Adaptive Position Control of an Electrohydraulic Servo System With Load Disturbance Rejection and Friction Compensation

Abstract

Electrohydraulic servo systems (EHSS) are used for several engineering applications, and in particular, for efficient handling of heavy loads. These systems are characterized by pronounced nonlinearities and are also subject to parameter variations during operation, friction effects, and variable loads. Several studies have addressed the nonlinear nature of EHSS; however, only a few control schemes explicitly address friction and load disturbance effects along with parameter variations. Fuzzy and/or sliding mode versions of feedback linearizing controllers have been used to compensate for the external loads disturbances in the control of EHSS. However, real-time implementations issues limit the use of these techniques.
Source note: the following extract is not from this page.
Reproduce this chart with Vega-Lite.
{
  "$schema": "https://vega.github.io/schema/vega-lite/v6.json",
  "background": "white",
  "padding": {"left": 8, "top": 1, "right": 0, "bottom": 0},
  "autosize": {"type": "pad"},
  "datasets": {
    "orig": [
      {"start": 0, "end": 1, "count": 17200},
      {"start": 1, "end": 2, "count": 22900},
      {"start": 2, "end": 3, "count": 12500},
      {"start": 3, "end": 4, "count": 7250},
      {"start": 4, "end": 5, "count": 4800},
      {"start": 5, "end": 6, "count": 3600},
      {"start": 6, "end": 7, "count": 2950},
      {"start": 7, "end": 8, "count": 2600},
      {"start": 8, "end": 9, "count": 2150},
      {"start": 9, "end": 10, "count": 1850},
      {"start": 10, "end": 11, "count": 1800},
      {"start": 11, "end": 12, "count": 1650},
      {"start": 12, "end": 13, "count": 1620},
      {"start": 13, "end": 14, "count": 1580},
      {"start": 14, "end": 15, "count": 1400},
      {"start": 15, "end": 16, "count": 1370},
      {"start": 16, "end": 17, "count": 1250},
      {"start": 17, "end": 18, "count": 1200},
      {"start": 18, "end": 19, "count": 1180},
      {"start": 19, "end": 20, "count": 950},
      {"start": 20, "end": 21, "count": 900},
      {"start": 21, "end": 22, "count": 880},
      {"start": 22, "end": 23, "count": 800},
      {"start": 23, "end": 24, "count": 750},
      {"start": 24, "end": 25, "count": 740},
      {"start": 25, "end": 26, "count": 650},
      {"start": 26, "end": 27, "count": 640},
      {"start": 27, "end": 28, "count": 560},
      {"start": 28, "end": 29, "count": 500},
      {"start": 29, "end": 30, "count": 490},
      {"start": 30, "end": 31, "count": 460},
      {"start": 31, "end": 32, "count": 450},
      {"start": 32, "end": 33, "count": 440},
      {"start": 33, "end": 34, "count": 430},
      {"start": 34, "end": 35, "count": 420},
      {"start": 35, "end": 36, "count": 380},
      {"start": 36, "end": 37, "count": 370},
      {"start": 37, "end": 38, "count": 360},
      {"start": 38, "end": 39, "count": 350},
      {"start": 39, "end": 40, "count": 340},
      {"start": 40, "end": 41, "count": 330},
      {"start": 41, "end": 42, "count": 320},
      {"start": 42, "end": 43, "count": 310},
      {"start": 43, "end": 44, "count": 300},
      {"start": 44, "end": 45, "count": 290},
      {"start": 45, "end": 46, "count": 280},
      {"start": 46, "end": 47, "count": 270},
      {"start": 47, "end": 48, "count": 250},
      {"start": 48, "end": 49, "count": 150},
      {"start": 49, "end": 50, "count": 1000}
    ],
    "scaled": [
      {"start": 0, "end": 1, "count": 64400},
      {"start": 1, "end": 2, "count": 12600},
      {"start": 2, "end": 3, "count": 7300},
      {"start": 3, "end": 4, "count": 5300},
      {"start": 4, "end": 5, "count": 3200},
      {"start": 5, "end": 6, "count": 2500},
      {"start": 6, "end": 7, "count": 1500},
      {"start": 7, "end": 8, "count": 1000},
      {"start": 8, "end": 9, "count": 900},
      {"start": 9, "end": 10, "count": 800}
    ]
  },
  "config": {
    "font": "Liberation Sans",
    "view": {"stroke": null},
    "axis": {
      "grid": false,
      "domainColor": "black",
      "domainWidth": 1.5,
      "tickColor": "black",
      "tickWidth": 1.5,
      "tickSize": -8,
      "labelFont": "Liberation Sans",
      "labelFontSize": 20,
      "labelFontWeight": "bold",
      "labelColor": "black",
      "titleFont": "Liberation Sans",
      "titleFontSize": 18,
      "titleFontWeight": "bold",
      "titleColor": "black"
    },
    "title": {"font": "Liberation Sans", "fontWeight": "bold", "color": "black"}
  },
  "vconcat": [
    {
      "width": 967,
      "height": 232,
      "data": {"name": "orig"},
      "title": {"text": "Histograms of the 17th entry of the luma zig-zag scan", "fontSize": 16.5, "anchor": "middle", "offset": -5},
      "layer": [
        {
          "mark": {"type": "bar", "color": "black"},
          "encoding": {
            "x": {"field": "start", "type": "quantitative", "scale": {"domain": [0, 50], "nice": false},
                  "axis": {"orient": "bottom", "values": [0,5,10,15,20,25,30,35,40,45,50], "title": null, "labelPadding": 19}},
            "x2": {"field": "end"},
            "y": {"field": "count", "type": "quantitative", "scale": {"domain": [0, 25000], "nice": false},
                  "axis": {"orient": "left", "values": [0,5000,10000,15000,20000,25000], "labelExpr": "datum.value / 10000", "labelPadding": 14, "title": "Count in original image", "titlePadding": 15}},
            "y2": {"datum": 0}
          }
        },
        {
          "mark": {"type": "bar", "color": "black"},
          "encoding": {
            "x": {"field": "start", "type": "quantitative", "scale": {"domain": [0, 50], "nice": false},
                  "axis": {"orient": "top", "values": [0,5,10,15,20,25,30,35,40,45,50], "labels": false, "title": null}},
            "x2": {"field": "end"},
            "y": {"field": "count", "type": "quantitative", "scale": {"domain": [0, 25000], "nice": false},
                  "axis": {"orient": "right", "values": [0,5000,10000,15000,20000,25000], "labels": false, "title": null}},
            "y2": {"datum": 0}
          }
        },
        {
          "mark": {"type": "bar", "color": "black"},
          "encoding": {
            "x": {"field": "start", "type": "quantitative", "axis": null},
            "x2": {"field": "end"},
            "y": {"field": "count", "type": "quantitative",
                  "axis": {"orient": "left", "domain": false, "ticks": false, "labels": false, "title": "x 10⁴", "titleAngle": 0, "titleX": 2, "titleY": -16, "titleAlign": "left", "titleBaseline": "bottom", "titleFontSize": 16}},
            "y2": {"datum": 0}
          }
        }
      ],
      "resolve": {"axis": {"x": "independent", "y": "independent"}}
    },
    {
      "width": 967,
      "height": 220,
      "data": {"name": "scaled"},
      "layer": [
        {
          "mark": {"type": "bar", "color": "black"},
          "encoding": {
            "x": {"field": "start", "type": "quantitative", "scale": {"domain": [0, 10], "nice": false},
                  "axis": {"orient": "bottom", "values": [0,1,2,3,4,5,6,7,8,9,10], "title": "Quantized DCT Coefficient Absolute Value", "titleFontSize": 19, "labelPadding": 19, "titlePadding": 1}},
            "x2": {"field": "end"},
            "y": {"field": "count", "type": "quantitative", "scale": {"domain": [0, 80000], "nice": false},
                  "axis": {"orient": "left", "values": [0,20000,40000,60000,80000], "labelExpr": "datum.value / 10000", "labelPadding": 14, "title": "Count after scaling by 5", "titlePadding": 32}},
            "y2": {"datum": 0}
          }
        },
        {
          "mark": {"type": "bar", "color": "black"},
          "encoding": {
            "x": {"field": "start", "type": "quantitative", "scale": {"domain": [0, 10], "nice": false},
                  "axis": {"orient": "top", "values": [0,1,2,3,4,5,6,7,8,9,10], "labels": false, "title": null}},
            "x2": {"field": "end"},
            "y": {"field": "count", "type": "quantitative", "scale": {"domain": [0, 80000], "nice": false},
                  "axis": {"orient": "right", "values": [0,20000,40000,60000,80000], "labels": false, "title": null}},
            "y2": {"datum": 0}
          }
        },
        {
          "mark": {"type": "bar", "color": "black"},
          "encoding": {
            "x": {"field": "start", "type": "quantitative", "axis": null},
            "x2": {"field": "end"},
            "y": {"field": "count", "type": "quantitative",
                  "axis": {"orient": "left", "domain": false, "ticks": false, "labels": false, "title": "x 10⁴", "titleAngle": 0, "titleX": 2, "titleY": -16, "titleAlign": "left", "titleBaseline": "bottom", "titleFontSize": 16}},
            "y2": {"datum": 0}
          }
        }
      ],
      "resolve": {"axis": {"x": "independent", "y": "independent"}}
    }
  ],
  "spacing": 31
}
While adaptive control using a feedback-linearization based controller structure has been shown to be effective in the presence of parameter variations, load and friction effects are typically not considered. In this paper, we present a nonlinear adaptive feedback linearizing position controller for an EHSS, which is robust to parameter uncertainty while achieving load disturbances rejection/attenuation and friction compensation. The adaptation law is derived using a Lyapunov approach. Simulation results using the proposed controller are compared to those using a nonadaptive feedback linearizing controller as well as a proportional-integral-derivative (PID) controller, in the presence of torque load disturbance, friction, and uncertainty in the hydraulic parameters. These results show improved tracking performance with the proposed controller. To address implementation concerns, simulation results with noise effects and valve saturation are also presented.